Alusi is no stranger to controversy. Iraqi-born and bred, in the 1970's he protested Saddam Hussein's human rights abuses, and was forced to flee the middle east for his life. He returned to Iraq with his two grown sons following the U.S. invasion and took a position as culture director of the de-Baathification commission in the Iraqi interim government.

In 2004, he traveled to Israel to participate in a counter-terrorism conference. In response to breaking the taboo in Iraqi society against visiting the Jewish state, terrorists killed his two sons. Refusing to be intimidated, Alusi stayed in Iraq, got his political party, the Iraqi Nation Party, onto the ballot, and won a seat in the December, 2005 elections.

Now this maverick Iraqi, whose political party platform champions values like the rule of law, press freedom, and women's rights, is calling on the Obama Administration to oversee the Baghdad recount.

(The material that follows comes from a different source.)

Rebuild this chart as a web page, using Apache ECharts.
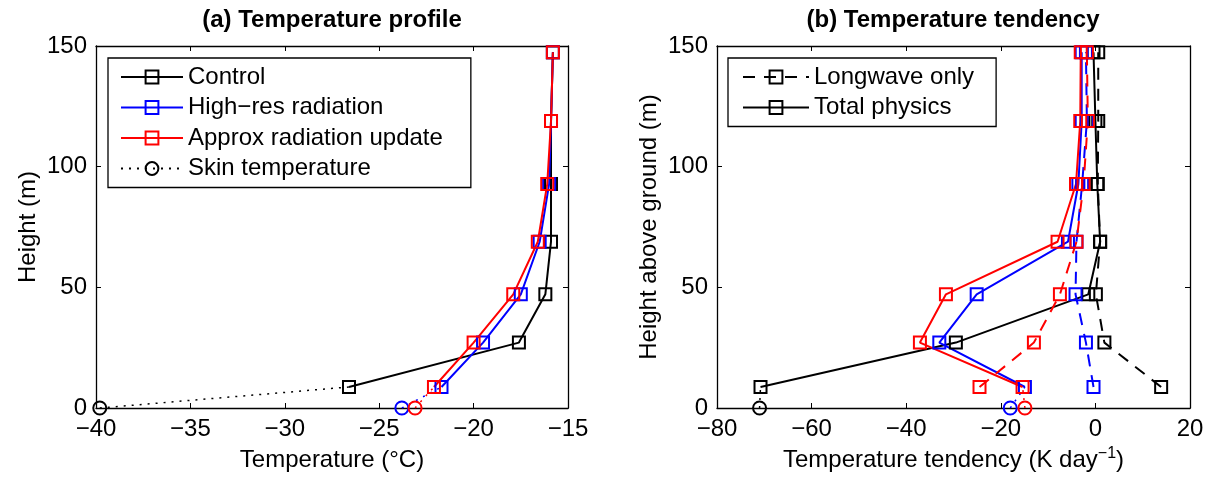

"Mr. Obama, he is a democrat, we need him to listen," Alusi said. "We need you to support not just us [liberals] but also your interests in the Middle East....America needs to continue guiding Iraq in the right direction to have a democratic process."

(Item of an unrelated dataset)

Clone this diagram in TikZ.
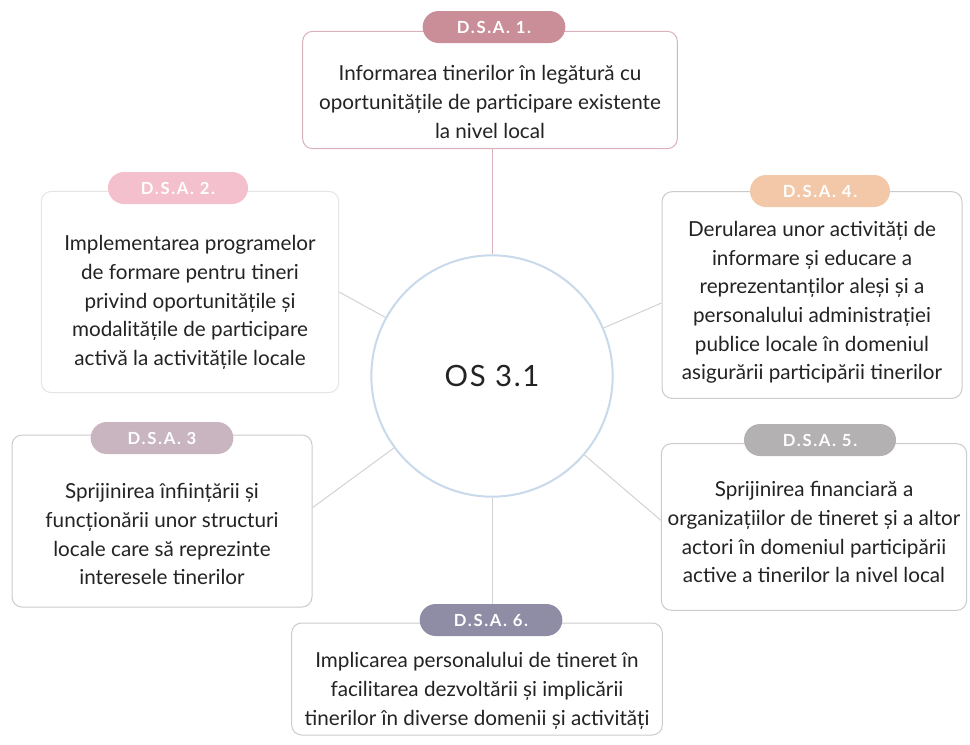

Since the recount is scheduled to begin next week, Alusi maintains there is still time for the Obama Administration to take steps to ensure the recount is properly supervised.

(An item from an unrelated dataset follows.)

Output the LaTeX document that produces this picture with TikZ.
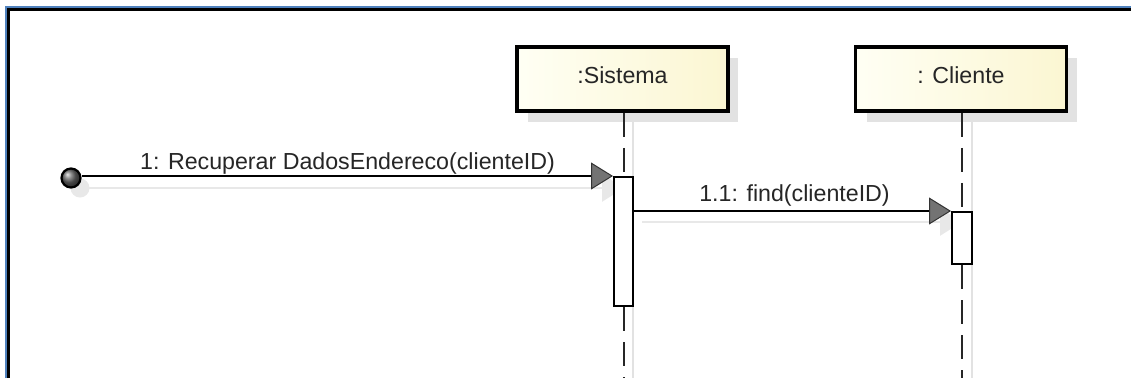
\documentclass[tikz,border=0pt]{standalone}
\usepackage{fontspec}
\setmainfont{Liberation Sans}
\usetikzlibrary{arrows.meta,shadings}
\definecolor{frameblue}{HTML}{4F81BD}
\definecolor{shadowgray}{HTML}{E2E2E2}
\definecolor{boxyellowL}{HTML}{FFFFF4}
\definecolor{boxyellowR}{HTML}{FBF6D2}
\tikzset{
  objbox/.style={draw=black, line width=3.5pt, rectangle, minimum width=211pt, minimum height=64pt,
    left color=boxyellowL, right color=boxyellowR, inner sep=0pt,
    text height=16.6pt, text depth=8pt, font=\fontsize{23.2}{28}\selectfont, text=black!85},
  boxshadow/.style={fill=shadowgray},
  actbox/.style={draw=black, line width=2pt, fill=white, rectangle, inner sep=0pt},
  lifeline/.style={draw=black!85, line width=2pt, dash pattern=on 24pt off 11pt},
  lifeshadow/.style={draw=shadowgray, line width=1.6pt},
  msg/.style={draw=black, line width=2pt, -{Triangle[length=22pt,width=27pt,fill=black!55,color=black!80,line width=1pt]}},
  msgshadow/.style={draw=shadowgray!80, line width=2.5pt, -{Triangle[length=22pt,width=27pt,fill=shadowgray!80,color=shadowgray!80]}},
  msglabel/.style={anchor=base, font=\fontsize{23.2}{28}\selectfont, text=black!85, inner sep=0pt},
  startdot/.style={circle, draw=black, line width=2.2pt, minimum size=19pt, inner sep=0pt, ball color=black!60}
}
\begin{document}
\begin{tikzpicture}[x=1pt,y=-1pt]
\useasboundingbox (0,0) rectangle (1131,378);
\fill[white] (0,0) rectangle (1131,378);
% frame
\draw[frameblue, line width=2pt] (6,378) -- (6,7) -- (1131,7);
\draw[black, line width=2.5pt] (8.5,378) -- (8.5,9.5) -- (1131,9.5);

% box shadows
\fill[boxshadow] (528,58) rectangle (738,122);
\fill[boxshadow] (867,58) rectangle (1077,122);

% lifeline shadows
\draw[lifeshadow] (633,122) -- (633,378);
\draw[lifeshadow] (972,122) -- (972,378);

% message shadows
\draw[msgshadow] (80,188) -- (624,188);
\draw[msgshadow] (642,222) -- (962,222);

% start dot shadow
\fill[shadowgray!80] (80,188) circle (9.5pt);

% objects
\node[objbox] (sis) at (622.5,79) {:Sistema};
\node[objbox] (cli) at (961,79) {: Cliente};

% activations
\node[actbox, minimum width=19pt, minimum height=129pt] (actS) at (623.5,241.5) {};
\node[actbox, minimum width=20pt, minimum height=52pt] (actC) at (962,238) {};

% lifelines
\coordinate (sisEnd) at (623.5,378);
\coordinate (cliEnd) at (962,378);
\draw[lifeline] (sis.south -| actS.north) -- (actS.north);
\draw[lifeline] (actS.south) -- (sisEnd);
\draw[lifeline] (cli.south -| actC.north) -- (actC.north);
\draw[lifeline] (actC.south) -- (cliEnd);

% start point
\node[startdot] (start) at (71,178) {};

% messages
\draw[msg] (start.east |- actS.north west) -- (actS.north west);
\draw[msg] (actS.east |- actC.north west) -- (actC.north west);

% labels
\node[msglabel] (l1) at (347.5,169) {1: Recuperar DadosEndereco(clienteID)};
\node[msglabel] (l2) at (794.5,201) {1.1: find(clienteID)};
\end{tikzpicture}
\end{document}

"The U.S. and the U.N. can step in, they have done it in Afghanistan," he says. "If D.C. asks for answers, at least people who are playing games will know there are people watching."

Alusi believes that elements in Iran, Saudi Arabia, and Turkey have corrupted the Iraqi elections by supporting Islamist candidates who will be beholden to those regimes.

He believes the recount is allowing the U.S. a window of opportunity to show forces in the region that want to seize power in Iraq that America remains committed to democracy and will not let terrorist elements take over.

"America needs to keep guiding Iraq in the right direction to have a democratic process [in terms of] elections and the values and conduct of elections," Alusi said.

He says he is concerned about the ordinary, peaceful majority in Iraq, who want to know the count is fair - and who he says are looking to the U.S. to help insure it is.

"I heard it from my people 500 times, 'How can America let fascists hijack the election?'" he told me. "Simple people say, 'This is the time to have change, to stop Iranian influence.' "The common people say, 'What is this? America saved Iraq for Saudi Arabia and Iran?'

"To let this election stand ... sends a bad message to normal, ordinary people. They will ask why we should support a fight against the fascists if the U.S. closes its eyes [to fraud]?"

In the weeks since the March 7 election, Alusi says the security situation has begun to deteriorate in Iraq. He believes this deterioration is a result of not only the vacuum being created by the uncertainty over the election, but a response to the lack of help with the recount from the Obama Administration.

"America took the position the election was good, the result was acceptable...but people on the [Iraqi] street, small citizens, young and old, say the election was false," Alusi said. "Now we have it from [an] Iraqi court -- there is much proof that causes us to recount the results...If America still says the election was clean, there is no trust in Iraq regarding U.S. policy because there is no U.S. position."

He attributes what he describes as growing insecurity in Iraq to the power vacuum being created by perceptions of electoral corruption.

"Extremists are on the street, controlling corners and big areas," he said. "Think about what will happen in the U.S. if there is no government and the politicians are weak and the people didn't trust the government. Immediately you will have mafia very strong, chaos. We are no different."

Alusi would like to see the U.S. step up and send diplomats from the U.S. embassy to oversee the recount, or join the U.N. Security Council in overseeing it.

"America has a responsibility to support the democratic process in Iraq. [But] it can't be done through a 'democratic show' that is really in the hands of militias and terrorists.

"It is not a real recount [being planned], but a game, and the result will be a disaster and a security problem" if the U.S. does not step in to oversee the count, he maintains.